Leur cinéma, d’une délicatesse non exempte de cruauté, excelle à révéler les âmes en filmant la météorologie des visages. Le père comme la fille vont au coeur des choses mais sans fracas, avec une légèreté teintée de mélancolie qui sied à leur tempérament tchekovien.
Le film de Cristina Comencini fait également penser à «In America» de Jim Sheridan. Dans les deux cas, il s’agit d’une chronique familiale observée par les yeux d’une petite fille de onze ans qui tente de conjurer le destin de sa famille par quelques prières et rituels magiques. Résignée à la séparation de ses parents, elle filme les turbulences de sa famille réunie le temps d’un été autour de la grand-mère, une veuve encore belle (Virna Lisi), très attachée à sa maison qui part en ruines.
A sa copine qui lui demande comment il fait pour lire autant, un adolescent répond: «C’est facile d’être happé par un livre, il suffit de trouver quelque chose de soi dedans.» Et ce qui vaut pour la lecture vaut également pour le cinéma. Voilà le secret de l’émotion distillée par «Le plus beau jour de ma vie», film qui parle de nous, de nous à différents âges de la vie, comme si toutes familles du monde souffraient des mêmes maux: trouver sa place au sein de la tribu, oser la revendiquer, se séparer des siens tout en restant proche d’eux, choisir de se blesser plutôt que de blesser les autres puis leur en vouloir de ce sacrifice inutile, ne pas répondre à l’image idéale de ses parents, ne pas être à la hauteur de la demande de ses enfants, renier ses proches de peur de leur ressembler, perdre le désir, le retrouver avec d’autres, en souffrir, faire souffrir etc…
Le totem de cette famille romaine plutôt aisée, c’est donc la grand-mère. A quelques semaines de la première communion d’une de ses petites filles, elle découvre que le monde qu’elle s’est construit s’effrite et que ses trois enfants sont en crise. Sara, l’aînée, qui s’est isolée depuis la mort de son mari, passe ses soirées à attendre le retour de son fils et à craindre qu’il ne lui arrive quelque chose.
Mère anxieuse et frustrée qui ne fait confiance à personne, elle s’éprend, à la suite d’un faux numéro, d’une voix masculine entendue au téléphone. Rita, la seconde, semble mener une existence heureuse avec son mari qu’elle a épousé par amour, et leurs deux filles Silvia et Chiara.

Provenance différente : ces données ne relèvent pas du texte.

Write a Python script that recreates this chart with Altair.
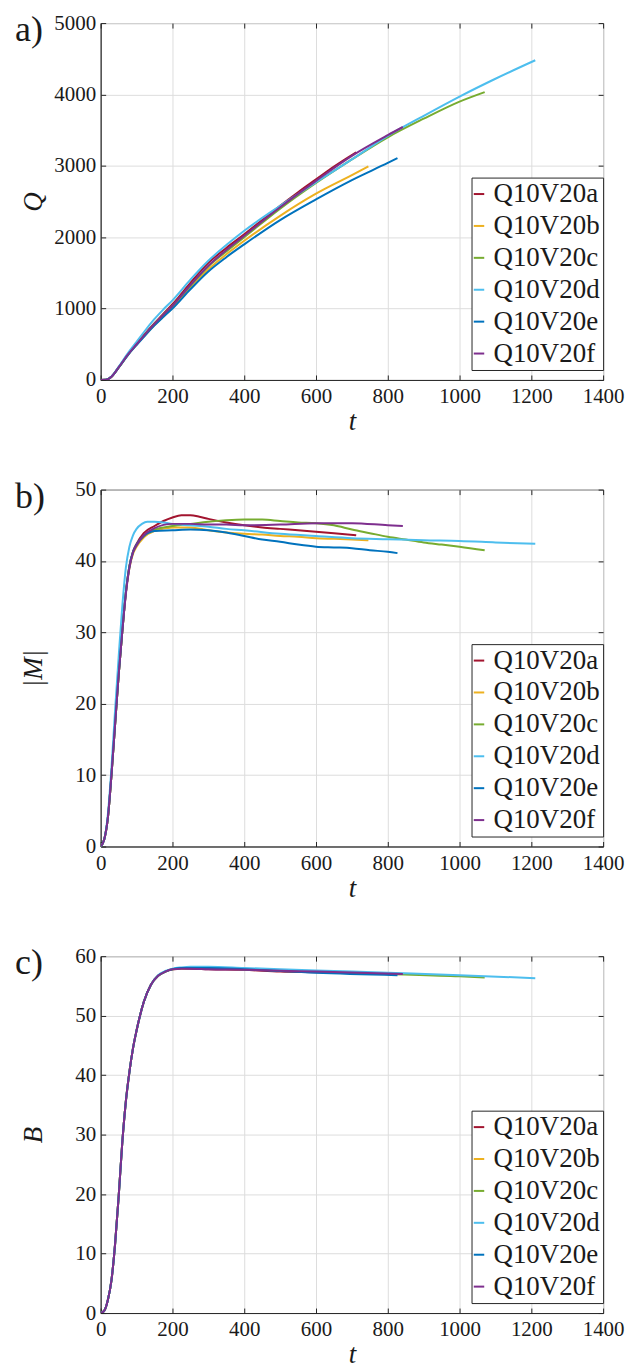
import altair as alt
import pandas as pd

SERIES = ["Q10V20a", "Q10V20b", "Q10V20c", "Q10V20d", "Q10V20e", "Q10V20f"]
COLORS = ["#A2142F", "#EDB120", "#77AC30", "#4DBEEE", "#0072BD", "#7E2F8E"]
T_TICKS = [0, 200, 400, 600, 800, 1000, 1200, 1400]
Q_TICKS = [0, 1000, 2000, 3000, 4000, 5000]
M_TICKS = [0, 10, 20, 30, 40, 50]
B_TICKS = [0, 10, 20, 30, 40, 50, 60]

# ---- panel a: Q(t) ----
QA_T = [0, 15, 30, 50, 75, 100, 125, 150, 175, 200, 250, 300, 350, 400, 450, 500, 550, 600, 650, 712]
QA_V = [0, 3, 45, 175, 350, 505, 655, 795, 930, 1060, 1360, 1640, 1850, 2040, 2240, 2440, 2630, 2810, 2990, 3190]
QB_T = [0, 15, 30, 50, 75, 100, 125, 150, 175, 200, 250, 300, 350, 400, 500, 600, 700, 746]
QB_V = [0, 3, 45, 172, 345, 495, 635, 770, 890, 1010, 1290, 1550, 1760, 1950, 2300, 2610, 2870, 2991]
QC_T = [0, 15, 30, 50, 75, 100, 125, 150, 175, 200, 250, 300, 350, 400, 500, 600, 700, 800, 900, 1000, 1070]
QC_V = [0, 3, 45, 175, 350, 500, 645, 785, 915, 1040, 1320, 1590, 1800, 2000, 2400, 2760, 3090, 3400, 3660, 3900, 4033]
QD_T = [0, 15, 30, 50, 75, 100, 125, 150, 175, 200, 250, 300, 350, 400, 500, 600, 700, 800, 900, 1000, 1100, 1211]
QD_V = [0, 3, 48, 185, 370, 535, 700, 855, 990, 1115, 1405, 1670, 1890, 2090, 2440, 2770, 3090, 3420, 3700, 3970, 4220, 4479]
QE_T = [0, 15, 30, 50, 75, 100, 125, 150, 175, 200, 250, 300, 350, 400, 500, 600, 700, 800, 827]
QE_V = [0, 3, 45, 172, 342, 490, 630, 765, 885, 1000, 1270, 1520, 1720, 1900, 2240, 2530, 2800, 3040, 3107]
QF_T = [0, 15, 30, 50, 75, 100, 125, 150, 175, 200, 250, 300, 350, 400, 500, 600, 700, 800, 842]
QF_V = [0, 3, 45, 175, 350, 500, 645, 785, 915, 1040, 1330, 1600, 1820, 2020, 2420, 2790, 3140, 3430, 3544]

# ---- panel b: |M|(t) ----
MA_T = [0, 10, 20, 30, 40, 50, 60, 70, 80, 90, 100, 120, 150, 175, 200, 225, 250, 275, 300, 350, 400, 450, 500, 550, 600, 650, 712]
MA_V = [0, 1, 4, 10, 17, 24, 30, 35.5, 39.3, 41.3, 42.4, 43.9, 44.9, 45.6, 46.1, 46.4, 46.4, 46.2, 45.9, 45.4, 45.0, 44.7, 44.5, 44.3, 44.1, 43.9, 43.6]
MB_T = [0, 10, 20, 30, 40, 50, 60, 70, 80, 90, 100, 120, 150, 200, 250, 300, 350, 400, 450, 500, 550, 600, 650, 700, 746]
MB_V = [0, 1, 4, 10, 17, 24, 30, 35.5, 39.0, 41.0, 42.0, 43.3, 44.2, 44.7, 44.7, 44.3, 44.0, 43.8, 43.7, 43.5, 43.4, 43.2, 43.1, 43.0, 42.9]
MC_T = [0, 10, 20, 30, 40, 50, 60, 70, 80, 90, 100, 120, 150, 200, 250, 300, 350, 400, 450, 500, 550, 600, 650, 700, 750, 800, 850, 900, 950, 1000, 1070]
MC_V = [0, 1, 4, 10, 17, 24, 30, 35.5, 39.2, 41.2, 42.2, 43.5, 44.4, 44.9, 45.2, 45.5, 45.7, 45.8, 45.8, 45.6, 45.4, 45.3, 45.0, 44.4, 43.9, 43.4, 43.0, 42.6, 42.3, 42.0, 41.5]
MD_T = [0, 10, 20, 30, 40, 50, 60, 70, 80, 90, 100, 115, 130, 150, 175, 200, 250, 300, 350, 400, 500, 600, 700, 800, 900, 1000, 1100, 1211]
MD_V = [0, 1, 4.5, 11, 19, 26.5, 33.5, 39.0, 42.0, 43.6, 44.5, 45.2, 45.5, 45.5, 45.4, 45.2, 45.0, 44.8, 44.5, 44.3, 43.8, 43.5, 43.2, 43.05, 42.9, 42.8, 42.6, 42.4]
ME_T = [0, 10, 20, 30, 40, 50, 60, 70, 80, 90, 100, 120, 150, 200, 250, 300, 350, 400, 450, 500, 550, 600, 650, 700, 750, 800, 827]
ME_V = [0, 1, 4, 10, 17, 24, 30, 35.5, 39.2, 41.3, 42.3, 43.5, 44.2, 44.3, 44.4, 44.3, 44.0, 43.5, 43.0, 42.7, 42.3, 42.0, 41.9, 41.8, 41.5, 41.3, 41.1]
MF_T = [0, 10, 20, 30, 40, 50, 60, 70, 80, 90, 100, 120, 150, 200, 250, 300, 350, 400, 500, 600, 700, 800, 842]
MF_V = [0, 1, 4, 10, 17, 24, 30, 35.3, 39.0, 41.2, 42.2, 43.6, 44.6, 45.2, 45.2, 45.1, 45.1, 45.0, 45.1, 45.3, 45.3, 45.0, 44.9]

# ---- panel c: B(t) ----
BA_T = [0, 10, 20, 30, 40, 50, 60, 70, 80, 90, 100, 120, 140, 160, 180, 200, 225, 250, 300, 400, 500, 600, 712]
BA_V = [0, 0.4, 2.2, 5.5, 11.5, 19.5, 28.5, 35.5, 40.5, 44.5, 47.5, 52.3, 55.2, 56.7, 57.4, 57.8, 57.9, 57.9, 57.8, 57.7, 57.4, 57.3, 57.2]
BB_T = [0, 10, 20, 30, 40, 50, 60, 70, 80, 90, 100, 120, 140, 160, 180, 200, 225, 250, 300, 400, 500, 600, 746]
BB_V = [0, 0.4, 2.2, 5.5, 11.5, 19.5, 28.5, 35.5, 40.5, 44.5, 47.5, 52.3, 55.2, 56.7, 57.4, 57.8, 57.9, 58.0, 57.9, 57.8, 57.6, 57.4, 57.1]
BC_T = [0, 10, 20, 30, 40, 50, 60, 70, 80, 90, 100, 120, 140, 160, 180, 200, 225, 250, 300, 400, 600, 800, 1000, 1070]
BC_V = [0, 0.4, 2.2, 5.5, 11.5, 19.5, 28.5, 35.5, 40.5, 44.5, 47.5, 52.3, 55.2, 56.7, 57.4, 57.8, 58.0, 58.0, 58.0, 57.8, 57.4, 57.0, 56.6, 56.4]
BD_T = [0, 10, 20, 30, 40, 50, 60, 70, 80, 90, 100, 120, 140, 160, 180, 200, 225, 250, 300, 400, 600, 800, 1000, 1211]
BD_V = [0, 0.4, 2.2, 5.5, 11.5, 19.5, 28.5, 35.5, 40.5, 44.5, 47.5, 52.3, 55.2, 56.8, 57.5, 57.9, 58.1, 58.2, 58.2, 58.0, 57.6, 57.2, 56.8, 56.3]
BE_T = [0, 10, 20, 30, 40, 50, 60, 70, 80, 90, 100, 120, 140, 160, 180, 200, 225, 250, 300, 400, 600, 827]
BE_V = [0, 0.4, 2.2, 5.5, 11.5, 19.5, 28.5, 35.5, 40.5, 44.5, 47.5, 52.3, 55.2, 56.7, 57.4, 57.8, 58.0, 58.0, 58.0, 57.8, 57.2, 56.8]
BF_T = [0, 10, 20, 30, 40, 50, 60, 70, 80, 90, 100, 120, 140, 160, 180, 200, 225, 250, 300, 400, 600, 842]
BF_V = [0, 0.4, 2.2, 5.5, 11.5, 19.5, 28.5, 35.5, 40.5, 44.5, 47.5, 52.3, 55.2, 56.7, 57.4, 57.8, 57.9, 57.9, 57.8, 57.7, 57.4, 57.0]

FONT = "Liberation Serif, DejaVu Serif, serif"
INK = "#1a1a1a"
W, H = 504, 358


def build(pairs):
    rows = []
    for name, ts, vs in zip(SERIES, pairs[0::2], pairs[1::2]):
        for t, v in zip(ts, vs):
            rows.append({"s": name, "t": t, "v": v})
    return pd.DataFrame(rows)


def tick_axis(orient, vals):
    return alt.Axis(orient=orient, values=vals, labels=False, domain=False, grid=False,
                    ticks=True, tickSize=5, offset=-5, tickColor="#262626", tickWidth=1, title=None)


def panel(df, ytitle, ydom, yticks, label, top_spacer=False, bottom_spacer=False):
    xs = alt.Scale(domain=[0, 1400], nice=False, zero=False)
    ys = alt.Scale(domain=ydom, nice=False, zero=False)
    base = alt.Chart(df)
    lines = base.mark_line(strokeWidth=2, interpolate="monotone", clip=True).encode(
        x=alt.X("t:Q", scale=xs, axis=alt.Axis(
            values=T_TICKS, format="d", title="t", grid=True, ticks=False, domain=True,
            labelFlush=False, labelOverlap=False,
            domainColor="#262626", gridColor="#dddddd", labelFont=FONT, labelFontSize=21,
            labelColor=INK, labelPadding=6, titleFont=FONT, titleFontSize=27,
            titleFontStyle="italic", titleFontWeight="normal", titleColor=INK,
            titleY=50, titleBaseline="alphabetic")),
        y=alt.Y("v:Q", scale=ys, axis=alt.Axis(
            values=yticks, format="d", title=ytitle, grid=True, ticks=False, domain=True,
            labelFlush=False, labelOverlap=False,
            domainColor="#262626", gridColor="#dddddd", labelFont=FONT, labelFontSize=21,
            labelColor=INK, labelPadding=5, titleFont=FONT, titleFontSize=27,
            titleFontStyle="italic", titleFontWeight="normal", titleColor=INK,
            titleX=-67, titleY=H / 2, titleAngle=270, titleAlign="center",
            titleBaseline="middle")),
        color=alt.Color("s:N", scale=alt.Scale(domain=SERIES, range=COLORS), legend=alt.Legend(
            title=None, orient="none", legendX=372, legendY=155, direction="vertical",
            symbolType="stroke", symbolStrokeWidth=2, symbolSize=110, symbolOffset=-9,
            labelFont=FONT, labelFontSize=27, labelColor=INK, labelOffset=1, rowPadding=4,
            padding=3, strokeColor="#262626", fillColor="white", labelLimit=300)),
    )
    inner1 = base.mark_line(strokeOpacity=0).encode(
        x=alt.X("t:Q", scale=xs, axis=tick_axis("bottom", T_TICKS)),
        y=alt.Y("v:Q", scale=ys, axis=tick_axis("left", yticks)),
        detail="s:N",
    )
    inner2 = base.mark_line(strokeOpacity=0).encode(
        x=alt.X("t:Q", scale=xs, axis=tick_axis("top", T_TICKS)),
        y=alt.Y("v:Q", scale=ys, axis=tick_axis("right", yticks)),
        detail="s:N",
    )
    lab = alt.Chart(pd.DataFrame({"lab": [label]})).mark_text(
        font=FONT, fontSize=36, color=INK, align="left", baseline="alphabetic"
    ).encode(x=alt.value(-86), y=alt.value(18), text="lab:N")
    layers = [lines, inner1, inner2, lab]
    if top_spacer:
        layers.append(alt.Chart(pd.DataFrame({"k": [0]})).mark_rule(strokeOpacity=0, strokeWidth=0.1).encode(
            x=alt.value(-100), x2=alt.value(538), y=alt.value(-20)))
    if bottom_spacer:
        layers.append(alt.Chart(pd.DataFrame({"k": [0]})).mark_rule(strokeOpacity=0, strokeWidth=0.1).encode(
            x=alt.value(0), x2=alt.value(10), y=alt.value(H + 55)))
    return alt.layer(*layers).resolve_axis(x="independent", y="independent").properties(width=W, height=H)


dfa = build([QA_T, QA_V, QB_T, QB_V, QC_T, QC_V, QD_T, QD_V, QE_T, QE_V, QF_T, QF_V])
dfb = build([MA_T, MA_V, MB_T, MB_V, MC_T, MC_V, MD_T, MD_V, ME_T, ME_V, MF_T, MF_V])
dfc = build([BA_T, BA_V, BB_T, BB_V, BC_T, BC_V, BD_T, BD_V, BE_T, BE_V, BF_T, BF_V])

pa = panel(dfa, "Q", [0, 5000], Q_TICKS, "a)", top_spacer=True)
pb = panel(dfb, "|M|", [0, 50], M_TICKS, "b)")
pc = panel(dfc, "B", [0, 60], B_TICKS, "c)", bottom_spacer=True)

chart = alt.vconcat(pa, pb, pc, spacing=110, bounds="flush").resolve_scale(
    color="independent").resolve_legend(color="independent").properties(
    padding=0, background="white").configure_view(stroke="#262626", strokeWidth=1)

chart.save("out.html", embed_options={"renderer": "svg", "actions": False})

Mais les choses ne sont pas aussi simples. Sans désir pour son époux depuis longtemps, elle vit une passion coupable avec un vétérinaire (Jean-Hugue Anglade) qui l’aime comme un fou. Le fils, Claudio, ne va pas mieux malgré sa réussite professionnelle. Il a beau être avocat, il ne sait pas plaider sa cause auprès de sa famille. A sa mère qui croit aux valeurs chrétiennes et à ses soeurs qui ne s’occupent que d’elles, il cache son homosexualité que lui-même vit plutôt mal. Son ami, par inadvertance mettra les feux aux poudres.

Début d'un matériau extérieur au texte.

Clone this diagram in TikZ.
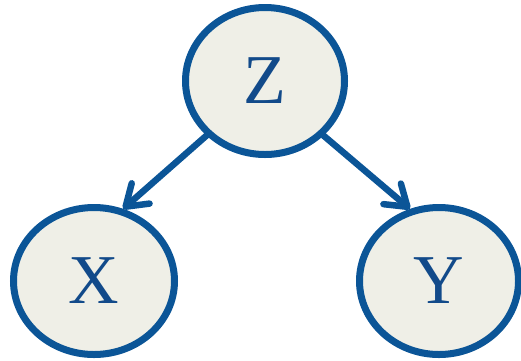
\documentclass[tikz,border=0pt]{standalone}
\usepackage{fontspec}
\setmainfont{Liberation Serif}
\usetikzlibrary{shapes.geometric,arrows.meta,shadows}
\definecolor{nodeblue}{HTML}{0B5597}
\definecolor{textblue}{HTML}{124A8A}
\definecolor{nodefill}{HTML}{EFEFE7}
\tikzset{
  var/.style={ellipse, draw=nodeblue, line width=7pt, fill=nodefill,
    minimum width=159pt, minimum height=147pt, inner sep=0pt,
    text=textblue, font=\fontsize{70}{70}\selectfont,
    drop shadow={shadow xshift=1.5pt, shadow yshift=-3pt, opacity=0.3}},
  edge/.style={draw=nodeblue, line width=6.5pt, line cap=round,
    -{Straight Barb[length=20pt,width=27pt,line cap=round,round]}}
}
\begin{document}
\begin{tikzpicture}[x=1pt,y=-1pt]
\useasboundingbox (0,0) rectangle (521,360);
\node[var] (Z) at (265,81) {\raisebox{-5pt}{Z}};
\node[var, minimum width=161pt] (X) at (94,281) {\raisebox{-4pt}{X}};
\node[var] (Y) at (439,281) {\raisebox{-4pt}{Y}};
\draw[edge] (Z.223) -- (X.68);
\draw[edge] (Z.317) -- (Y.112);
\end{tikzpicture}
\end{document}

Pendant ce temps, la nouvelle génération apprend aussi à grandir. Marco, en l’absence du père, a longtemps pris son oncle Claudio en exemple et ne comprend pas pourquoi sa mère l’empêche de le voir. La première fille de Rita, Silvia, vient de rater ses examens et s’apprête à vivre sa première relation amoureuse tandis que la cadette, Chiara, est atteinte d’une petite crise mystique à l’approche «du plus beau jour de sa vie».

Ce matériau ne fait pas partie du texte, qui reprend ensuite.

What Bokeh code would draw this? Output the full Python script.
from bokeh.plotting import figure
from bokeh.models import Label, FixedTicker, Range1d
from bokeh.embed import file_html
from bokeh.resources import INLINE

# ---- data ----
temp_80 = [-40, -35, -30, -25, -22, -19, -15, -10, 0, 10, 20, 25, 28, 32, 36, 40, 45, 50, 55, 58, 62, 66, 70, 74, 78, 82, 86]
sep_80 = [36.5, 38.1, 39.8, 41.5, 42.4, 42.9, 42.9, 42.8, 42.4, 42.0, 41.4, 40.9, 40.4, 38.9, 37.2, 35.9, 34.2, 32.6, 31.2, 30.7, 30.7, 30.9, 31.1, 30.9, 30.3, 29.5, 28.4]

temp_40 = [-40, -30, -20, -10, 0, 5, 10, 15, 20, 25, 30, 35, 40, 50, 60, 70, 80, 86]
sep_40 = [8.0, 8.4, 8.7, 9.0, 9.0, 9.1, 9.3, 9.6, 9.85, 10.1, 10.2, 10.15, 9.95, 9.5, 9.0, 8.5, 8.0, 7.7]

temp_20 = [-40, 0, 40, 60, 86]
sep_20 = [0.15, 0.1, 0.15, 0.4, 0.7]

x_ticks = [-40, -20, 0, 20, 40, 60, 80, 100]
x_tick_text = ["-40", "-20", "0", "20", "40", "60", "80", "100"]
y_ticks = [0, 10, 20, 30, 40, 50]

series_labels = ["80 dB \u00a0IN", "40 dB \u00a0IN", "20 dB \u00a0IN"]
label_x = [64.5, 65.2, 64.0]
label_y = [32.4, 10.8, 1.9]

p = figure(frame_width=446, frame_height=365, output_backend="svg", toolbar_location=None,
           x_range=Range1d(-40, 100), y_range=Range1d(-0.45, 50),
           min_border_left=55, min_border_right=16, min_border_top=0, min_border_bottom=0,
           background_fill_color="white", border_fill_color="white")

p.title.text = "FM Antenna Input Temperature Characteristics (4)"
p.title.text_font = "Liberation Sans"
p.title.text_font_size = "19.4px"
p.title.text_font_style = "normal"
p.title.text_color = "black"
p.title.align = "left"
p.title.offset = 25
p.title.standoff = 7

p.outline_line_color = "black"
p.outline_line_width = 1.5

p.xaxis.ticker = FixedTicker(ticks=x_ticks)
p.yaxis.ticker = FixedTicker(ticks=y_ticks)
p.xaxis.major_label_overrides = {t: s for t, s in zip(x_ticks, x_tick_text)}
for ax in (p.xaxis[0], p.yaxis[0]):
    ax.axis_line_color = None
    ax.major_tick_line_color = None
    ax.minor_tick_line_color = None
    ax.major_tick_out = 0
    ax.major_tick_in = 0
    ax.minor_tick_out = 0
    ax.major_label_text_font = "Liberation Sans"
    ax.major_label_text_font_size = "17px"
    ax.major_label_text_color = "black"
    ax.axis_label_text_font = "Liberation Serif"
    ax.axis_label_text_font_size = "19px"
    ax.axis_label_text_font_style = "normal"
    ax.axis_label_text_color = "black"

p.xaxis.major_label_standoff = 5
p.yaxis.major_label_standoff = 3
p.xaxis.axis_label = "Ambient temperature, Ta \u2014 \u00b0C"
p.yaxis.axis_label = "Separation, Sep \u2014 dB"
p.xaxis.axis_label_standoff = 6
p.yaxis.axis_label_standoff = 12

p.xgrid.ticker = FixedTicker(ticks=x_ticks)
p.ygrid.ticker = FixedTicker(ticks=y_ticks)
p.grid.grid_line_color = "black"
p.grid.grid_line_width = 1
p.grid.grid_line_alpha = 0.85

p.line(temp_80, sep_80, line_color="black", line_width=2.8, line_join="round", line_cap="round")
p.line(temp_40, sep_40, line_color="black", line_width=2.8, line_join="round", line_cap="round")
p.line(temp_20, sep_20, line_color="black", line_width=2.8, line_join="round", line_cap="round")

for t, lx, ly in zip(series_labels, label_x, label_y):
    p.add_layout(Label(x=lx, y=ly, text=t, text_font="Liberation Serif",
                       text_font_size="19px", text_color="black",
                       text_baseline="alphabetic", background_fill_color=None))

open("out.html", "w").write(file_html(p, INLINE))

La structure du film de Cristina Comencini s’apparente à un docu-soap tant on rêve de suivre ces personnages sur leur durée. D’ailleurs, et c’est la force du film, tous semblent exister en dehors du cinéma, tous semblent avoir pris le film en cours, être monté dedans parce qu’une caméra était là. En l’occurrence celle de Chiara, la cadette sentinelle, qui enregistre les turbulences de sa famille et les derniers instants de ses parents encore ensemble, pour s’en souvenir plus tard, pour créer de la mémoire, pour éviter d’idéaliser le passé.
Film chorale soucieux du moindre détail, «Le plus beau jour de ma vie» traite les trois générations avec le même soin, la même vérité (le scénario a été coécrit avec des adolescents), laissant à chaque personnage sa liberté et ses secrets. Même les animaux, deux chiens et leurs petits, ont droit à leur partition, loin de toute sentimentalité ou mièvrerie. Le dernier quart d’heure, particulièrement secouant, tisse de beaux liens entre les différents personnages. Et si certains secrets de famille sont exorcisés, Cristina Comencini se garde bien de les résoudre. Le film ne raconte pas une thérapie de groupe mais un moment privilégié dans l’histoire d’une famille, appelée à se faire encore bien du mal et bien du bien.